◆ **THE REQUEST**: Exact reproduction is required for the lines bounded by the one containing "Write a Python" and the one containing "import pandas as pd", both bounds included. Print them without any pictures.
[BEGIN]
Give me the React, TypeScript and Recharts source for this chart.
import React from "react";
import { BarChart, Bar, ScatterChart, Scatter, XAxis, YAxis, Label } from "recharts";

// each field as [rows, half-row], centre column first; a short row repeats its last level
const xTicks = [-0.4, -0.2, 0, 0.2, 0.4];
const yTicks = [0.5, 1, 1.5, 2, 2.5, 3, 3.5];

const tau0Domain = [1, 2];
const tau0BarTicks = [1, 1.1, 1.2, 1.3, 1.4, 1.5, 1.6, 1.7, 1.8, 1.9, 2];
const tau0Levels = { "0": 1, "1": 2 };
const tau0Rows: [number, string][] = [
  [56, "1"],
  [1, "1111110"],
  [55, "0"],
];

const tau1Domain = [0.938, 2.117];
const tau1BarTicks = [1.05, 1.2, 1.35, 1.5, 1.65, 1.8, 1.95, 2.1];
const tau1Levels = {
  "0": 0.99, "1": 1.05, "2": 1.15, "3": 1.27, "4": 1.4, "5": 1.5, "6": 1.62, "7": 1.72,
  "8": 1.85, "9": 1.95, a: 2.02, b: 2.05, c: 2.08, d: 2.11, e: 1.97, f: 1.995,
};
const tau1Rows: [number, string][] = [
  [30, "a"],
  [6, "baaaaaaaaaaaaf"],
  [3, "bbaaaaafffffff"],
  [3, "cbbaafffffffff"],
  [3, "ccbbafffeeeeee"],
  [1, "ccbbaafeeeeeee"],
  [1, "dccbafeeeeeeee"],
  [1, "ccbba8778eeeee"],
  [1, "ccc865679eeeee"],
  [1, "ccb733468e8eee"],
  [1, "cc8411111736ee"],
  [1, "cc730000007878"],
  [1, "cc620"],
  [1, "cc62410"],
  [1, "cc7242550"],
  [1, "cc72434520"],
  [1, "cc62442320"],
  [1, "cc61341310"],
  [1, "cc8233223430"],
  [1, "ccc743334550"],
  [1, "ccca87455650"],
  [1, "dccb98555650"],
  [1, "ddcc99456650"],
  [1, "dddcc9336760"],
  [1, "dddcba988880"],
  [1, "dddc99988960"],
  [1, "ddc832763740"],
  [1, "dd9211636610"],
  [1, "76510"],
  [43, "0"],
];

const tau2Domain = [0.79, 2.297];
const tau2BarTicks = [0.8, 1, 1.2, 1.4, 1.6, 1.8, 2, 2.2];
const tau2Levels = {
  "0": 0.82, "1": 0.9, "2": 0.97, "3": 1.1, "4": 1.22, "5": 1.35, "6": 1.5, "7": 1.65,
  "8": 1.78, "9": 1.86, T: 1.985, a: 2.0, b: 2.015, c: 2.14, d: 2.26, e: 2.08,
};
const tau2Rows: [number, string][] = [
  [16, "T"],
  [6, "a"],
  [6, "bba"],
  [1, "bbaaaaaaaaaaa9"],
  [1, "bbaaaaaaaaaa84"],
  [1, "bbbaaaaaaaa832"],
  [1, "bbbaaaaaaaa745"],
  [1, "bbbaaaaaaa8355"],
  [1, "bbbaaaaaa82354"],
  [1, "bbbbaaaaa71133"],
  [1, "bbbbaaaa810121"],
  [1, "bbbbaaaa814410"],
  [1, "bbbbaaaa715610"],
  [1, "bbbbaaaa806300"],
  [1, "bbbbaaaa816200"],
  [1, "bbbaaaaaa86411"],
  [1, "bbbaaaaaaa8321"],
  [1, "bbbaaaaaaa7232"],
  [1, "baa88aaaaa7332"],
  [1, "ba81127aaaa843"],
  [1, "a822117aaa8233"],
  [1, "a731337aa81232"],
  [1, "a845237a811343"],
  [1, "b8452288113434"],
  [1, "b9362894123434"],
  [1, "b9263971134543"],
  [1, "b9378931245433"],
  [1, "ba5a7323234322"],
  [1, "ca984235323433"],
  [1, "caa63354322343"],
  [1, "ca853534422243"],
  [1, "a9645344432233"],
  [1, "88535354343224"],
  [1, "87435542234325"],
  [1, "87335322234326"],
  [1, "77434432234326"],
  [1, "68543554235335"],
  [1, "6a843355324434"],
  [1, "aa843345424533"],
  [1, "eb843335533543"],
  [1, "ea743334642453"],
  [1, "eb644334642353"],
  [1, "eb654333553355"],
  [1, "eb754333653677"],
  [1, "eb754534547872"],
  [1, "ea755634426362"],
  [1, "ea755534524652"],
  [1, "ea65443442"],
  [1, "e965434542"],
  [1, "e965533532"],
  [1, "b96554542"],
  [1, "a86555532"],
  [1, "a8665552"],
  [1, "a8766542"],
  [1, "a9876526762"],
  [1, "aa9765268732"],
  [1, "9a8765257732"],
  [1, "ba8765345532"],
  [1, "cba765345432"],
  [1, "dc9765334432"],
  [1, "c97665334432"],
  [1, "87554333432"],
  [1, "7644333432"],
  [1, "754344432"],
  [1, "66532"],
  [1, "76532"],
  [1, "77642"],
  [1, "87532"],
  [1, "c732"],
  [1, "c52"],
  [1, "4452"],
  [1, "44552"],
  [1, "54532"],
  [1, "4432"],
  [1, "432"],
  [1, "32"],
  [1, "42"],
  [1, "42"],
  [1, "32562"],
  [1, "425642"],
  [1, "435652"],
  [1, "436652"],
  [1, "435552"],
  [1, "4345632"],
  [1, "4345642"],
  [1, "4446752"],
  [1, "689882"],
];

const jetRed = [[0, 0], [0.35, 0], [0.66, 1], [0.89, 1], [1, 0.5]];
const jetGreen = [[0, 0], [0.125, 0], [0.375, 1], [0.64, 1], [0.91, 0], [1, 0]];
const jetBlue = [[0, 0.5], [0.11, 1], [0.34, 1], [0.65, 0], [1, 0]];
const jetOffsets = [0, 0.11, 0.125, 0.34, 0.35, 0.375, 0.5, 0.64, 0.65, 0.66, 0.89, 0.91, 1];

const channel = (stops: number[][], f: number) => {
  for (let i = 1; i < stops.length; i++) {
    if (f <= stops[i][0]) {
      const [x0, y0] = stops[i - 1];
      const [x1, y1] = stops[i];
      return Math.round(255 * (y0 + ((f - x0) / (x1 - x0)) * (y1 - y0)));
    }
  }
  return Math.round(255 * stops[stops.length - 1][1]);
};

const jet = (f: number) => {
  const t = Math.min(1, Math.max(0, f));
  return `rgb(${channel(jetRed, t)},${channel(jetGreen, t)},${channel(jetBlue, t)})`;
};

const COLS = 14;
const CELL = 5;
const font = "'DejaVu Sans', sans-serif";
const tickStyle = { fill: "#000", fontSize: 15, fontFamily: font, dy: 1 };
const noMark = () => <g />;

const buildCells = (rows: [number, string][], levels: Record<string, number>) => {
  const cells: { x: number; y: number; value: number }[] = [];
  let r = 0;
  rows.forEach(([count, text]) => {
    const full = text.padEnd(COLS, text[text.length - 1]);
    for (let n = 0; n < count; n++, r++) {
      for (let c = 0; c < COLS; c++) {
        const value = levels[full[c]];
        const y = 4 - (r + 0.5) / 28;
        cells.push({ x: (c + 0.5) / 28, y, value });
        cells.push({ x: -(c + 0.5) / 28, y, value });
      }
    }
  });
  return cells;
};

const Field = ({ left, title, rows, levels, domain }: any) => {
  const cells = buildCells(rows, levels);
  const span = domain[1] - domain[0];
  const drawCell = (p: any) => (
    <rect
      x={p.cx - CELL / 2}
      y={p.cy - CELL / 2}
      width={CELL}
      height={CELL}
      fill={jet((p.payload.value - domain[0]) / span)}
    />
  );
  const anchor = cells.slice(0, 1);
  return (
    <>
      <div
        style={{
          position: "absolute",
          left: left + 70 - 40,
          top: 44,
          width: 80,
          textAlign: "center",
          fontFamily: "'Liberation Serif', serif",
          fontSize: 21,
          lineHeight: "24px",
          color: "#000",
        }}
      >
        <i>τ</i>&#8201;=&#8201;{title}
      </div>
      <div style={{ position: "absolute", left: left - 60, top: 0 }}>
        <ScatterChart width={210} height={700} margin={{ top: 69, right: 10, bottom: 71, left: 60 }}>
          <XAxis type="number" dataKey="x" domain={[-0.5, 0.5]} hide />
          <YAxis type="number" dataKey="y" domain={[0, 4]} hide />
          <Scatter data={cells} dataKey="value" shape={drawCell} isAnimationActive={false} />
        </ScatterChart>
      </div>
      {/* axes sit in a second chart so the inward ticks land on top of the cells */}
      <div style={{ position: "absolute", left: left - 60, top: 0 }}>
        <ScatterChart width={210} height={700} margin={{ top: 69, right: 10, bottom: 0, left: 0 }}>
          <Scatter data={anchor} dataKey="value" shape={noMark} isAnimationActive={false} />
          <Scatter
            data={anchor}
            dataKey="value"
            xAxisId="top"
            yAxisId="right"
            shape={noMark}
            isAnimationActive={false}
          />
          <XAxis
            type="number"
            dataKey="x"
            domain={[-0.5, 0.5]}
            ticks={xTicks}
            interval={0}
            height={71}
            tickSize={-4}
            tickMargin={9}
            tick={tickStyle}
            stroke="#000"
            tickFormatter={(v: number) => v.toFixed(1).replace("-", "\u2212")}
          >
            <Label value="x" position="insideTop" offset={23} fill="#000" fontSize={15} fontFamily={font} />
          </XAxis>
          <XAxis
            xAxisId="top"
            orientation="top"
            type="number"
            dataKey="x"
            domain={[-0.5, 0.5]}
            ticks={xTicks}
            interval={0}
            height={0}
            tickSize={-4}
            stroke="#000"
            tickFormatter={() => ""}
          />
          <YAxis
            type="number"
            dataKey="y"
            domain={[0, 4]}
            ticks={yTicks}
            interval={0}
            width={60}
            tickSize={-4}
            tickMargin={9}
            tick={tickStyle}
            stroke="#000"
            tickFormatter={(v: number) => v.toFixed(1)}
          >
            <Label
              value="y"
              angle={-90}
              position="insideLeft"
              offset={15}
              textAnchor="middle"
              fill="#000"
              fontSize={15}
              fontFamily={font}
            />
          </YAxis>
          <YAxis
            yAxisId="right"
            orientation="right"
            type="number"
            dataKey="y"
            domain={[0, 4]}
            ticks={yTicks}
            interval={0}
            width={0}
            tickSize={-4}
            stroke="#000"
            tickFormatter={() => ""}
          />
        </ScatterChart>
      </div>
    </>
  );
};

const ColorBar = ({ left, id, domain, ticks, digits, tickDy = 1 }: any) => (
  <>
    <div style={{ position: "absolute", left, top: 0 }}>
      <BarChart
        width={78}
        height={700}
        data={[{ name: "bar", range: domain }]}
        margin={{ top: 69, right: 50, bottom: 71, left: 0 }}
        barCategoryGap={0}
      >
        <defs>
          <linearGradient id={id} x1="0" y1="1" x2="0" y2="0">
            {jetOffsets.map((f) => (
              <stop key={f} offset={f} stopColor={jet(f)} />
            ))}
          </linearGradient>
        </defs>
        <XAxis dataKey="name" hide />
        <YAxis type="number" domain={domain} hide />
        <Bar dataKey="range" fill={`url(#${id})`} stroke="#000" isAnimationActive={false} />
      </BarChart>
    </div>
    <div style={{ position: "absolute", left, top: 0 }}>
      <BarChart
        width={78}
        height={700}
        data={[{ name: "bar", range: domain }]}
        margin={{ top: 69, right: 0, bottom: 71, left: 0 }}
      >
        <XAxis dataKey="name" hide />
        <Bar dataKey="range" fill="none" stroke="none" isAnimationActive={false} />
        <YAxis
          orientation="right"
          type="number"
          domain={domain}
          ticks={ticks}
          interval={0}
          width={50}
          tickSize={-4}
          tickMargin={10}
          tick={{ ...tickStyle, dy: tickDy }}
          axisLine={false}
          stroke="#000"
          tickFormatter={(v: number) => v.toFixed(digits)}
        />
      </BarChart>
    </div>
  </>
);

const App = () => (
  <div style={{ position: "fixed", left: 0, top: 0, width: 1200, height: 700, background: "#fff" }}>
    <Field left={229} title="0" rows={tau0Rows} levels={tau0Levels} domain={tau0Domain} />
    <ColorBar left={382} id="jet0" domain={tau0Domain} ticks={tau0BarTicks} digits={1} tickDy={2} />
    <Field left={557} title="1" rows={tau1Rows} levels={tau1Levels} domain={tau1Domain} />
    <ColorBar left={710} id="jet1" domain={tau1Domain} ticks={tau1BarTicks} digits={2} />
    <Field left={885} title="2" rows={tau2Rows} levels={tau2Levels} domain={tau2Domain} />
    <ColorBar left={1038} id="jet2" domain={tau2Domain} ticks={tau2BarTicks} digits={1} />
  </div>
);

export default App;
[END]
[BEGIN]
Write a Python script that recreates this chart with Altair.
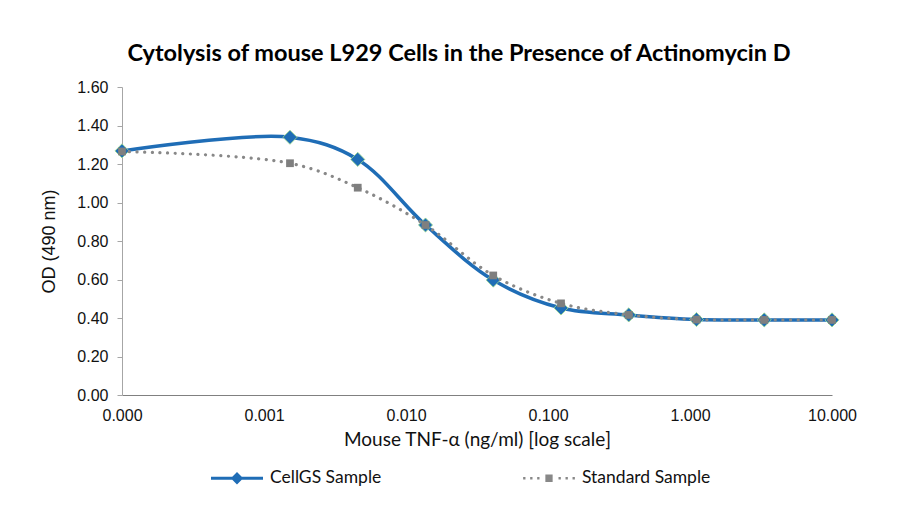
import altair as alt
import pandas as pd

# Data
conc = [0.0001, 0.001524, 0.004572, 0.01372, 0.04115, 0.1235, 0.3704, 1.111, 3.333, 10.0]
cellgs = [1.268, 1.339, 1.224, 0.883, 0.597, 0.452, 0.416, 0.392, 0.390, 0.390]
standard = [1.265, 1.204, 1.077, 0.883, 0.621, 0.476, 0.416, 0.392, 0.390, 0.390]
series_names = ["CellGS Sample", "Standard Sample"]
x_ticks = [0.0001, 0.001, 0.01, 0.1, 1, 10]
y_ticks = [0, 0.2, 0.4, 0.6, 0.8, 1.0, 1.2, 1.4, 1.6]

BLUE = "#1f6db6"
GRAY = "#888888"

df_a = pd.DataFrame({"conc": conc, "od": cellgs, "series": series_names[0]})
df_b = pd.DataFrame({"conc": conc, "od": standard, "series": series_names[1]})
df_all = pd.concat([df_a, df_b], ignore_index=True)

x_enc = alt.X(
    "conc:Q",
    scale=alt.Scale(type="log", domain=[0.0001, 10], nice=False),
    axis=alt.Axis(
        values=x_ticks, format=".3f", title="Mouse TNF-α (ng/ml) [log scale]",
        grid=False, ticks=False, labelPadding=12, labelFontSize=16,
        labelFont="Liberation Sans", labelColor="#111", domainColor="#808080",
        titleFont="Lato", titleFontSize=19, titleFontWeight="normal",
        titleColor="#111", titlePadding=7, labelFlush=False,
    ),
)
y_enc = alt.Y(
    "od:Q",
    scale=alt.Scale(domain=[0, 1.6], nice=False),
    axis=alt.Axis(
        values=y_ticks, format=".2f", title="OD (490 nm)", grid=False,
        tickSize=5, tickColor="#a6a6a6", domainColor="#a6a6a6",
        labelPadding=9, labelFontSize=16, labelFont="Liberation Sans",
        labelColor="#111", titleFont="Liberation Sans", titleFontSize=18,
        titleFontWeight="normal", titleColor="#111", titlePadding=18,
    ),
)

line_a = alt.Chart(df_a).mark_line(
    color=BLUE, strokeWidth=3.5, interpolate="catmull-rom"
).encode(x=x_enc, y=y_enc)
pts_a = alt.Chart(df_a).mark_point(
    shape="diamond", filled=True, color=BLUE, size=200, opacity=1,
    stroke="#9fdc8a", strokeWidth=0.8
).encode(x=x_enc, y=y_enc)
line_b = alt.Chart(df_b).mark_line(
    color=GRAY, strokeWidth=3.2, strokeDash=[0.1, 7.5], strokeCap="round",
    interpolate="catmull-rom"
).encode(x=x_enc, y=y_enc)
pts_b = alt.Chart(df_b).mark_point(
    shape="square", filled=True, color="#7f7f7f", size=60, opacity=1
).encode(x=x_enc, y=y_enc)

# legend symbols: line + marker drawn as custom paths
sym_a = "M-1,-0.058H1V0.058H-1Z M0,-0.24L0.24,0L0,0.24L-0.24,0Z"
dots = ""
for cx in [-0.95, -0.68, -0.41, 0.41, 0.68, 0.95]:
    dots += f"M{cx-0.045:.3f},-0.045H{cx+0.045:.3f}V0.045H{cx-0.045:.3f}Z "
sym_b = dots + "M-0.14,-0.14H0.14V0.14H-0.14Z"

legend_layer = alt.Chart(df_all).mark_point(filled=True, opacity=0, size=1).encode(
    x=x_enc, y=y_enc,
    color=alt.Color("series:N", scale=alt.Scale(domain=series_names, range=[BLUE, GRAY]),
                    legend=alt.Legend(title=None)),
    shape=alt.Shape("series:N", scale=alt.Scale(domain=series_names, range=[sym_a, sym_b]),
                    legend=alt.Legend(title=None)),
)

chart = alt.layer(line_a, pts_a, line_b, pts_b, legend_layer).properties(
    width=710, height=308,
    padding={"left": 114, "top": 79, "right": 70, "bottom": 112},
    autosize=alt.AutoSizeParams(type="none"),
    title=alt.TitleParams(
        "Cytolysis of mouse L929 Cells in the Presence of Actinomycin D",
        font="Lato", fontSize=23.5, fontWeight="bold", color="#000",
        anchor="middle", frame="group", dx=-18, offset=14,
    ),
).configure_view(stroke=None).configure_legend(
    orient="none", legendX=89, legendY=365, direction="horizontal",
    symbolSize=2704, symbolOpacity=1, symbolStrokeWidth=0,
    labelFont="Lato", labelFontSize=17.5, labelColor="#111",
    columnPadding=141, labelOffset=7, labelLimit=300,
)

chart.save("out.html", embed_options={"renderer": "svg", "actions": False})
[END]
◆ **PROBLEM SOLUTION**:
Write a Python script that recreates this chart with Altair.
import altair as alt
import pandas as pd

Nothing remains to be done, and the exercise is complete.